Berenice Abbott, “Seventh Avenue, looking north from 35th Street” (December 5, 1935), gelatin silver print (courtesy Museum of the City of New York, Museum Purchase with funds from the Mrs. Elon Hooker Acquisition Fund)

Rob Stephenson, “Arcade at 550 Madison Avenue, Manhattan” (2016) (courtesy the photographer and Museum of the City of New York)

Wurts Bros., “165 Broadway, The New Equitable Building” (1910), modern print (courtesy Museum of the City of New York, Wurts Bros. Collection)

Partnership for New York City Industrial Map, showing manufacturing industries (1922) (courtesy Museum of the City of New York, Gift of McKim, Mead & White)

Commission on building districts & restrictions map accompanying tentative report of March 10, 1916, showing tentative height districts in the Borough of Manhattan (1916) (courtesy the Lionel Pincus and Princess Firyal Map Division, The New York Public Library, Astor, Lenox and Tilden Foundations)

Rob Stephenson, “Midtown Manhattan setbacks” (2016) (courtesy the photographer and Museum of the City of New York)

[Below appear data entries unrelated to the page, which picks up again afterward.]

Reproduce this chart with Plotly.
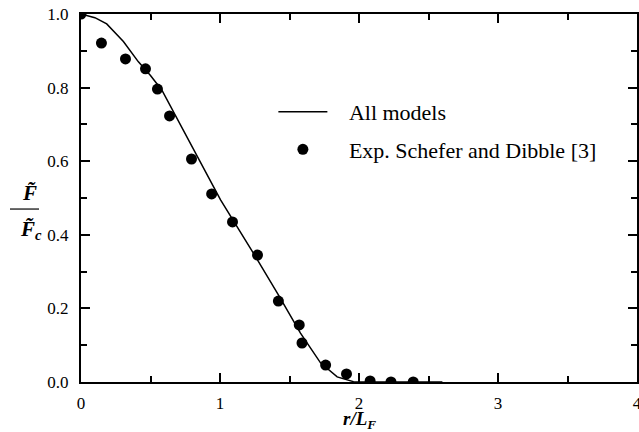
import plotly.graph_objects as go

# Model curve ("All models")
model_x = [0.0, 0.1, 0.185, 0.305, 0.413, 0.5, 0.582, 0.7, 0.853, 1.004, 1.25, 1.42, 1.579, 1.723, 1.843, 1.96, 2.1, 2.6]
model_y = [1.0, 0.99, 0.973, 0.925, 0.870, 0.833, 0.793, 0.710, 0.601, 0.495, 0.344, 0.237, 0.133, 0.052, 0.014, 0.001, 0.0, 0.0]

# Experimental data (Schefer and Dibble [3])
exp_x = [0.0, 0.147, 0.32, 0.464, 0.55, 0.637, 0.795, 0.94, 1.09, 1.27, 1.42, 1.57, 1.59, 1.76, 1.91, 2.08, 2.23, 2.39]
exp_y = [1.0, 0.921, 0.878, 0.851, 0.796, 0.723, 0.606, 0.511, 0.435, 0.345, 0.22, 0.155, 0.106, 0.046, 0.022, 0.003, 0.0, 0.0]

x_ticks = [0, 1, 2, 3, 4]
y_ticks = [0.0, 0.2, 0.4, 0.6, 0.8, 1.0]

serif = "Liberation Serif"
pad = "\u00a0" * 3

fig = go.Figure()
fig.add_trace(go.Scatter(
    x=model_x, y=model_y, mode="lines", name=pad + "All models",
    line=dict(color="black", width=1.5), legendgroup="a",
))
fig.add_trace(go.Scatter(
    x=exp_x, y=exp_y, mode="markers", name=pad + "Exp. Schefer and Dibble [3]",
    marker=dict(color="black", size=11), legendgroup="b",
))

axis_common = dict(
    showline=True, linecolor="black", linewidth=2, mirror="allticks",
    ticks="inside", ticklen=9, tickwidth=1.5, tickcolor="black",
    showgrid=False, zeroline=False, automargin=False,
    tickfont=dict(family=serif, size=17, color="black"),
)

fig.update_xaxes(
    range=[0, 4], tickvals=x_ticks, ticktext=[str(v) for v in x_ticks],
    minor=dict(ticks="inside", ticklen=6, tickwidth=1.5, tickcolor="black", dtick=0.5, tick0=0),
    ticklabeloverflow="allow", ticklabelstandoff=5,
    **axis_common,
)
fig.update_yaxes(
    range=[0, 1.0], tickvals=y_ticks, ticktext=[f"{v:.1f}" for v in y_ticks],
    minor=dict(ticks="inside", ticklen=6, tickwidth=1.5, tickcolor="black", dtick=0.1, tick0=0),
    ticklabelstandoff=7,
    **axis_common,
)

fig.add_annotation(text="<b><i>r/L<sub>F</sub></i></b>", xref="paper", yref="paper", x=0.5, y=-0.102,
                   yanchor="middle", showarrow=False, font=dict(family=serif, size=19, color="black"))
fig.add_annotation(text="<b><i>F\u0303</i></b>", xref="paper", yref="paper", x=-0.11, y=0.514,
                   showarrow=False, font=dict(family=serif, size=21, color="black"))
fig.add_annotation(text="<b><i>F\u0303<sub>c</sub></i></b>", xref="paper", yref="paper", x=-0.114, y=0.412,
                   showarrow=False, font=dict(family=serif, size=21, color="black"))
fig.add_shape(type="line", xref="paper", yref="paper", x0=-0.1277, x1=-0.0755, y0=0.470, y1=0.470,
              line=dict(color="black", width=1.2))

fig.update_layout(
    width=639, height=432,
    margin=dict(l=81, r=2, t=14, b=50, autoexpand=False),
    plot_bgcolor="white", paper_bgcolor="white",
    font=dict(family=serif, color="black"),
    showlegend=True,
    legend=dict(
        x=0.346, y=0.791, xanchor="left", yanchor="top",
        font=dict(family=serif, size=22, color="black"),
        bgcolor="rgba(0,0,0,0)", traceorder="grouped", tracegroupgap=6,
        itemwidth=49,
    ),
)

fig.write_html("out.html", config={"displayModeBar": False},
               post_script="document.body.style.margin='0';")
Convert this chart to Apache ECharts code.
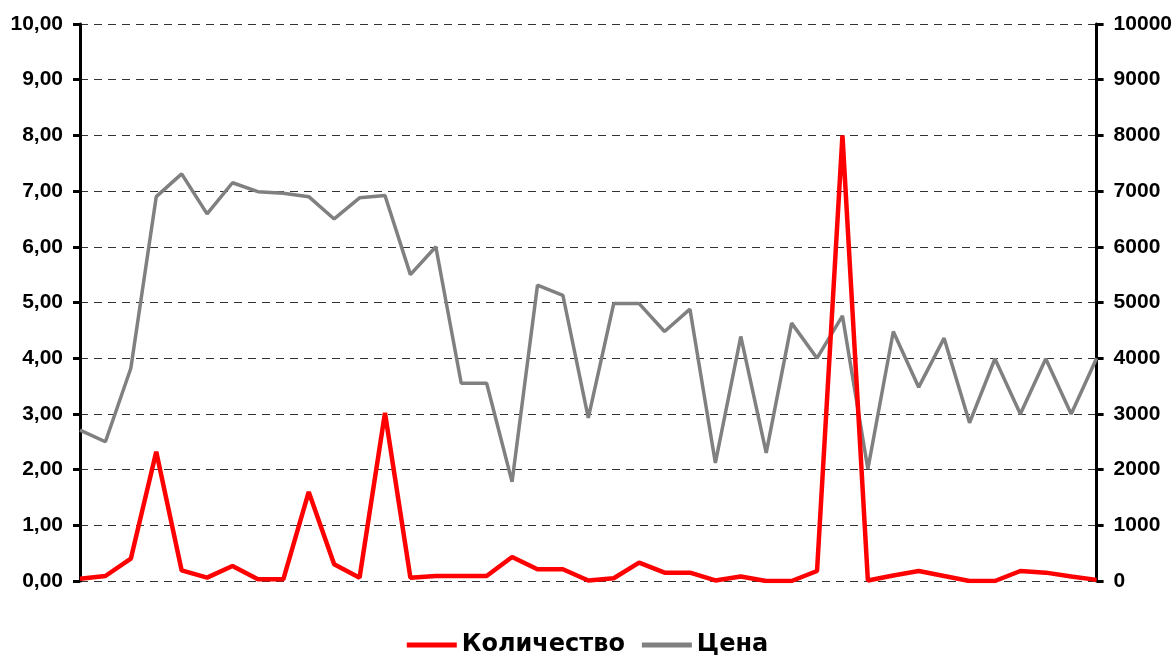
<!DOCTYPE html>
<html>
<head>
<meta charset="utf-8">
<script src="https://cdn.jsdelivr.net/npm/echarts@6/dist/echarts.min.js"></script>
<style>html,body{margin:0;padding:0;background:#fff;}#c{width:1175px;height:655px;}</style>
</head>
<body>
<div id="c"></div>
<script>
const categories = ["1","2","3","4","5","6","7","8","9","10","11","12","13","14","15","16","17","18","19","20","21","22","23","24","25","26","27","28","29","30","31","32","33","34","35","36","37","38","39","40","41"];
const quantity = [0.04,0.09,0.40,2.32,0.19,0.06,0.27,0.03,0.03,1.60,0.30,0.06,3.02,0.06,0.09,0.09,0.09,0.43,0.21,0.21,0.01,0.05,0.33,0.15,0.15,0.01,0.08,0.00,0.00,0.18,8.00,0.01,0.10,0.18,0.09,0.00,0.00,0.18,0.15,0.08,0.02];
const price = [2710,2500,3820,6900,7310,6590,7150,6990,6960,6900,6500,6880,6920,5500,6000,3550,3550,1780,5310,5130,2930,4980,4980,4480,4880,2120,4390,2300,4630,4000,4760,2010,4480,3480,4360,2840,3990,3000,3990,3000,4000];
const leftTicks = {min:0, max:10, interval:1};
const rightTicks = {min:0, max:10000, interval:1000};

const chart = echarts.init(document.getElementById('c'));
const font = '"Liberation Sans", Arial, sans-serif';
chart.setOption({
  animation:false,
  backgroundColor:'#fff',
  grid:{left:80, right:78, top:24, bottom:74},
  legend:{
    top:628, left:'center',
    itemWidth:50, itemHeight:5, itemGap:17,
    icon:'rect',
    textStyle:{fontFamily:'"DejaVu Sans", sans-serif', fontWeight:'bold', fontSize:24, color:'#000'},
    data:[{name:'Количество', itemStyle:{color:'#ff0000'}},{name:'Цена', itemStyle:{color:'#808080'}}]
  },
  xAxis:{
    type:'category', data:categories, boundaryGap:false,
    axisLine:{show:false}, axisTick:{show:false}, axisLabel:{show:false}, splitLine:{show:false}
  },
  yAxis:[{
    type:'value', min:leftTicks.min, max:leftTicks.max, interval:leftTicks.interval, position:'left',
    axisLine:{show:true, lineStyle:{color:'#000', width:3}},
    axisTick:{show:true, length:7, lineStyle:{color:'#000', width:3}},
    axisLabel:{margin:17, fontFamily:font, fontWeight:'bold', fontSize:21, color:'#000',
      formatter:v=>v.toFixed(2).replace('.',',')},
    splitLine:{show:true, lineStyle:{color:'#333', width:1, type:[8,6]}}
  },{
    type:'value', min:rightTicks.min, max:rightTicks.max, interval:rightTicks.interval, position:'right',
    axisLine:{show:true, lineStyle:{color:'#000', width:3}},
    axisTick:{show:true, length:7, lineStyle:{color:'#000', width:3}},
    axisLabel:{margin:17, fontFamily:font, fontWeight:'bold', fontSize:21, color:'#000',
      formatter:v=>String(v)},
    splitLine:{show:false}
  }],
  series:[{
    name:'Количество', type:'line', yAxisIndex:0, data:quantity,
    symbol:'none', lineStyle:{color:'#ff0000', width:4.5}, itemStyle:{color:'#ff0000'}, z:3
  },{
    name:'Цена', type:'line', yAxisIndex:1, data:price,
    symbol:'none', lineStyle:{color:'#808080', width:3.5}, itemStyle:{color:'#808080'}, z:2
  }]
});
</script>
</body>
</html>
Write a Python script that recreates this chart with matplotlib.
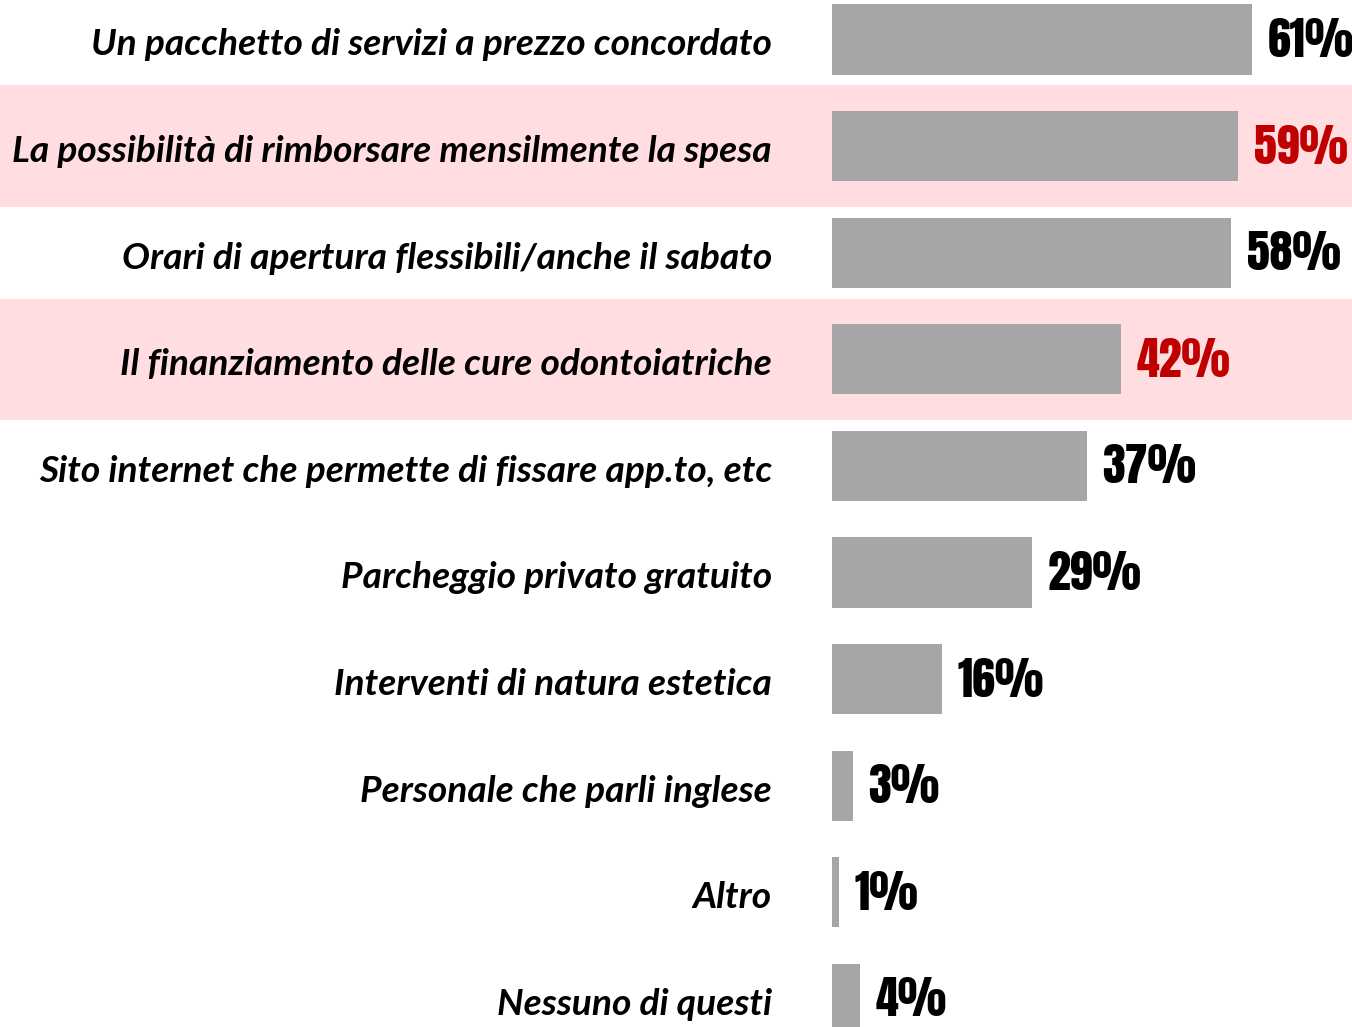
import matplotlib.pyplot as plt

categorie = ['Un pacchetto di servizi a prezzo concordato',
             'La possibilità di rimborsare mensilmente la spesa',
             'Orari di apertura flessibili/anche il sabato',
             'Il finanziamento delle cure odontoiatriche',
             'Sito internet che permette di fissare app.to, etc',
             'Parcheggio privato gratuito',
             'Interventi di natura estetica',
             'Personale che parli inglese',
             'Altro',
             'Nessuno di questi']
valori = [61, 59, 58, 42, 37, 29, 16, 3, 1, 4]
evidenziati = [1, 3]

grigio = '#A6A6A6'
rosa = '#FFDDE0'
rosso = '#C00000'

fig = plt.figure(figsize=(13.52, 10.27), dpi=100)
ax = fig.add_axes([0, 0, 1, 1])

# 1% = ~6.885 px, zero a x=832 px
scala = 6.885
ax.set_xlim(-832 / scala, 520 / scala)
ax.set_ylim((1027 - 39.5) / 106.6, -39.5 / 106.6)

for i in evidenziati:
    ax.axhspan(i - 0.57, i + 0.57, color=rosa, zorder=0, lw=0)

y = list(range(len(categorie)))
ax.barh(y, valori, height=0.657, color=grigio, zorder=2)

for i, (cat, v) in enumerate(zip(categorie, valori)):
    ax.text(-60 / scala, i + 0.05, cat, ha='right', va='center', fontsize=26.7,
            fontweight='bold', fontstyle='italic', family='Lato')
    col = rosso if i in evidenziati else 'black'
    ax.text(v + 2.3, i + 0.01, f'{v}%', ha='left', va='center', fontsize=33,
            family='Anton', color=col)

ax.axis('off')
fig.savefig('out.png', dpi=100)
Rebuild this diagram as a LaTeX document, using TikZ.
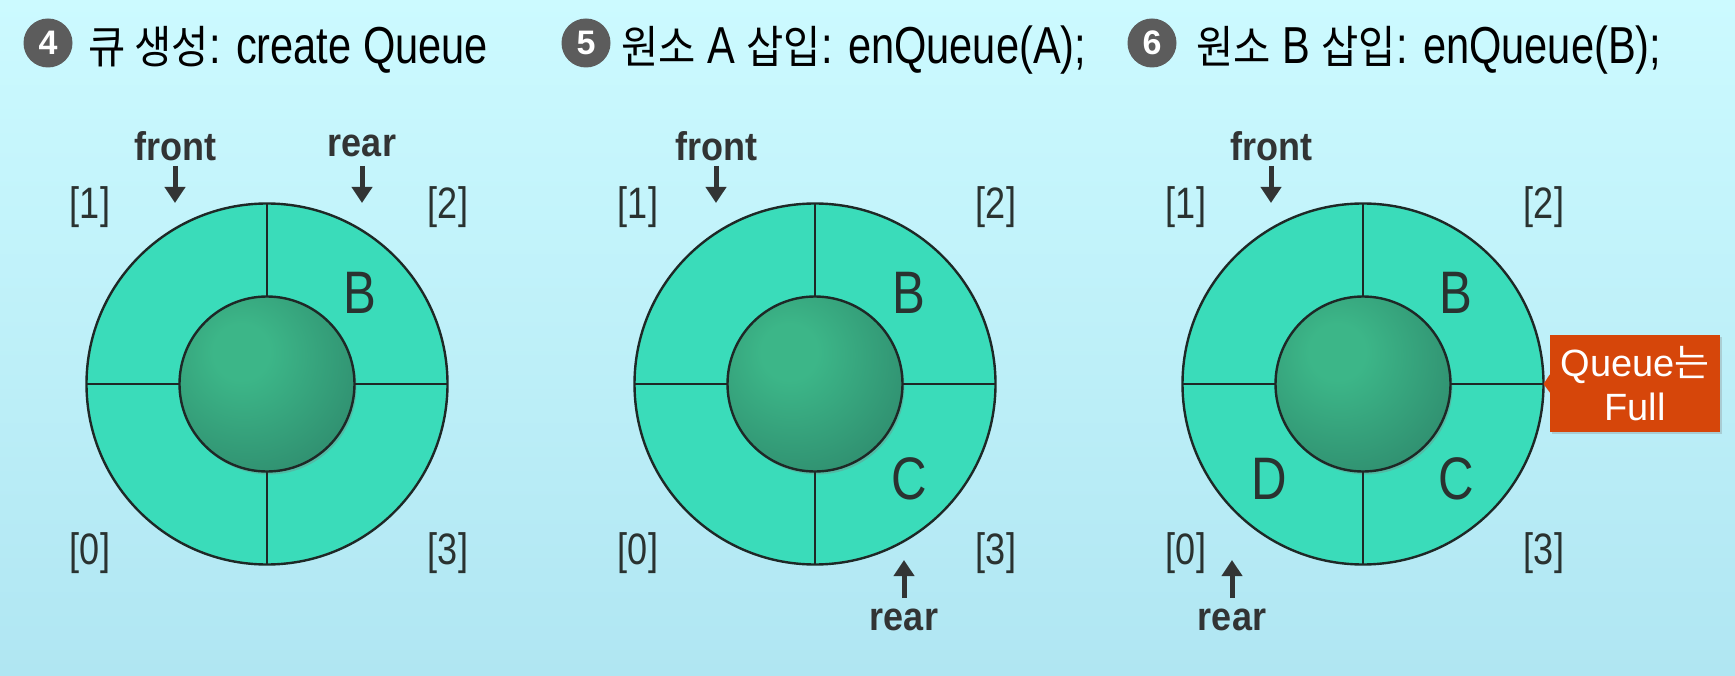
\documentclass[tikz,border=0pt]{standalone}
\usepackage{fontspec}
\setmainfont{Liberation Sans}[FakeStretch=0.82]
\newfontfamily\kr{Noto Sans CJK KR}[FakeStretch=0.9]
\newfontfamily\titlefont{Liberation Sans}[FakeStretch=0.8]
\newfontfamily\ptrfont{Liberation Sans}[FakeStretch=0.9]
\newfontfamily\callfont{Liberation Sans}
\newfontfamily\callkr{Noto Sans CJK KR}
\usetikzlibrary{arrows.meta,shadows,calc}
\definecolor{bgtop}{RGB}{204,250,255}
\definecolor{bgbot}{RGB}{176,230,242}
\definecolor{ringc}{RGB}{58,220,186}
\definecolor{hubin}{RGB}{60,182,136}
\definecolor{hubout}{RGB}{42,124,100}
\definecolor{edgec}{RGB}{30,40,38}
\definecolor{inkc}{RGB}{42,50,48}
\definecolor{arrowc}{RGB}{50,52,52}
\definecolor{badgec}{RGB}{92,92,92}
\definecolor{calloutc}{RGB}{214,70,10}
\pgfdeclareradialshading{hubshade}{\pgfpoint{-8bp}{10bp}}{color(0bp)=(hubin); color(8bp)=(hubin); color(48bp)=(hubout); color(100bp)=(hubout)}
\tikzset{
  ringnode/.style={circle,draw=edgec,line width=2.4pt,fill=ringc,minimum size=361pt,inner sep=0pt,outer sep=0pt},
  hubnode/.style={circle,draw=edgec,line width=2.4pt,shading=hubshade,minimum size=175pt,inner sep=0pt,outer sep=0pt,
    drop shadow={shadow xshift=2pt,shadow yshift=-3pt,opacity=0.35}},
  divider/.style={draw=edgec,line width=2.2pt},
  idx/.style={text=inkc,font=\fontsize{44}{48}\selectfont,inner sep=0pt},
  elem/.style={text=inkc,font=\fontsize{60}{64}\selectfont,inner sep=0pt},
  ptr/.style={text=arrowc,font=\fontsize{40}{44}\ptrfont\bfseries,inner sep=0pt},
  ptrarrow/.style={draw=arrowc,line width=5pt,-{Triangle[width=20pt,length=16pt]}},
  qbadge/.style={circle,fill=badgec,text=white,minimum width=49pt,minimum height=49pt,inner sep=0pt,font=\fontsize{34}{36}\callfont\bfseries},
  qtitle/.style={anchor=base west,inner sep=0pt,text=black,font=\fontsize{52}{56}\titlefont},
}
\newcommand{\hg}[1]{{\fontsize{45}{50}\kr #1}}
\begin{document}
\begin{tikzpicture}[x=1pt,y=-1pt]
\useasboundingbox (0,0) rectangle (1735,676);
\shade[top color=bgtop,bottom color=bgbot] (0,0) rectangle (1735,676);

% titles
\node[qbadge] (b4) at (48,43) {4};
\node[qtitle] (t4) at (88,64) {\hg{큐 생성}: create Queue};
\node[qbadge] (b5) at (586,43) {5};
\node[qtitle] (t5) at (621,64) {\hg{원소} A \hg{삽입}: enQueue(A);};
\node[qbadge] (b6) at (1152,43) {6};
\node[qtitle] (t6) at (1196,64) {\hg{원소} B \hg{삽입}: enQueue(B);};

% queue 1
\node[ringnode] (r1) at (267,384) {};
\node[hubnode] (h1) at (267,384) {};
\draw[divider] (r1.north) -- (h1.north) (r1.south) -- (h1.south) (r1.west) -- (h1.west) (r1.east) -- (h1.east);
\node[idx] (i11) at (90,207) {[1]};
\node[idx] (i12) at (448,207) {[2]};
\node[idx] (i10) at (90,553) {[0]};
\node[idx] (i13) at (448,553) {[3]};
\node[elem] (e1b) at (360,293) {B};
\node[ptr] (f1) at (175,146) {front};
\coordinate (f1s) at (175,166);
\coordinate (f1t) at (175,203);
\draw[ptrarrow] (f1s) -- (f1t);
\node[ptr] (q1) at (362,146) {rear};
\coordinate (q1s) at (362,166);
\coordinate (q1t) at (362,203);
\draw[ptrarrow] (q1s) -- (q1t);

% queue 2
\node[ringnode] (r2) at (815,384) {};
\node[hubnode] (h2) at (815,384) {};
\draw[divider] (r2.north) -- (h2.north) (r2.south) -- (h2.south) (r2.west) -- (h2.west) (r2.east) -- (h2.east);
\node[idx] (i21) at (638,207) {[1]};
\node[idx] (i22) at (996,207) {[2]};
\node[idx] (i20) at (638,553) {[0]};
\node[idx] (i23) at (996,553) {[3]};
\node[elem] (e2b) at (909,293) {B};
\node[elem] (e2c) at (909,479) {C};
\node[ptr] (f2) at (716,146) {front};
\coordinate (f2s) at (716,166);
\coordinate (f2t) at (716,203);
\draw[ptrarrow] (f2s) -- (f2t);
\node[ptr] (q2) at (904,620) {rear};
\coordinate (q2s) at (904,598);
\coordinate (q2t) at (904,560);
\draw[ptrarrow] (q2s) -- (q2t);

% queue 3
\node[ringnode] (r3) at (1363,384) {};
\node[hubnode] (h3) at (1363,384) {};
\draw[divider] (r3.north) -- (h3.north) (r3.south) -- (h3.south) (r3.west) -- (h3.west) (r3.east) -- (h3.east);
\node[idx] (i31) at (1186,207) {[1]};
\node[idx] (i32) at (1544,207) {[2]};
\node[idx] (i30) at (1186,553) {[0]};
\node[idx] (i33) at (1544,553) {[3]};
\node[elem] (e3b) at (1456,293) {B};
\node[elem] (e3c) at (1456,479) {C};
\node[elem] (e3d) at (1269,479) {D};
\node[ptr] (f3) at (1271,146) {front};
\coordinate (f3s) at (1271,166);
\coordinate (f3t) at (1271,203);
\draw[ptrarrow] (f3s) -- (f3t);
\node[ptr] (q3) at (1232,620) {rear};
\coordinate (q3s) at (1232,598);
\coordinate (q3t) at (1232,560);
\draw[ptrarrow] (q3s) -- (q3t);

% callout
\node[fill=calloutc,text=white,minimum width=170pt,minimum height=97pt,inner sep=0pt,align=center,
  font=\fontsize{38}{44}\selectfont\callfont,drop shadow={shadow xshift=2pt,shadow yshift=-2pt,opacity=0.3}] (full) at (1635,383.5)
  {Queue{\callkr 는}\\Full};
\fill[calloutc] ($(full.west)+(0,-9)$) -- (r3.east) -- ($(full.west)+(0,9)$) -- cycle;
\end{tikzpicture}
\end{document}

Installation view of Mastering the Metropolis New York and Zoning, 1916–2016 at the Museum of the City of New York (photo by the author for Hyperallergic)

Models depicting the FAR increase for 432 Park Avenue, where nine lots were merged into a single lot measuring 42,000 square feet (photo by the author for Hyperallergic)

Installation view of Mastering the Metropolis New York and Zoning, 1916–2016 at the Museum of the City of New York (photo by the author for Hyperallergic)
Mastering the Metropolis New York and Zoning, 1916–2016 continues through April 23, 2017, at the Museum of the City of New York (1220 Fifth Avenue, East Harlem, Manhattan).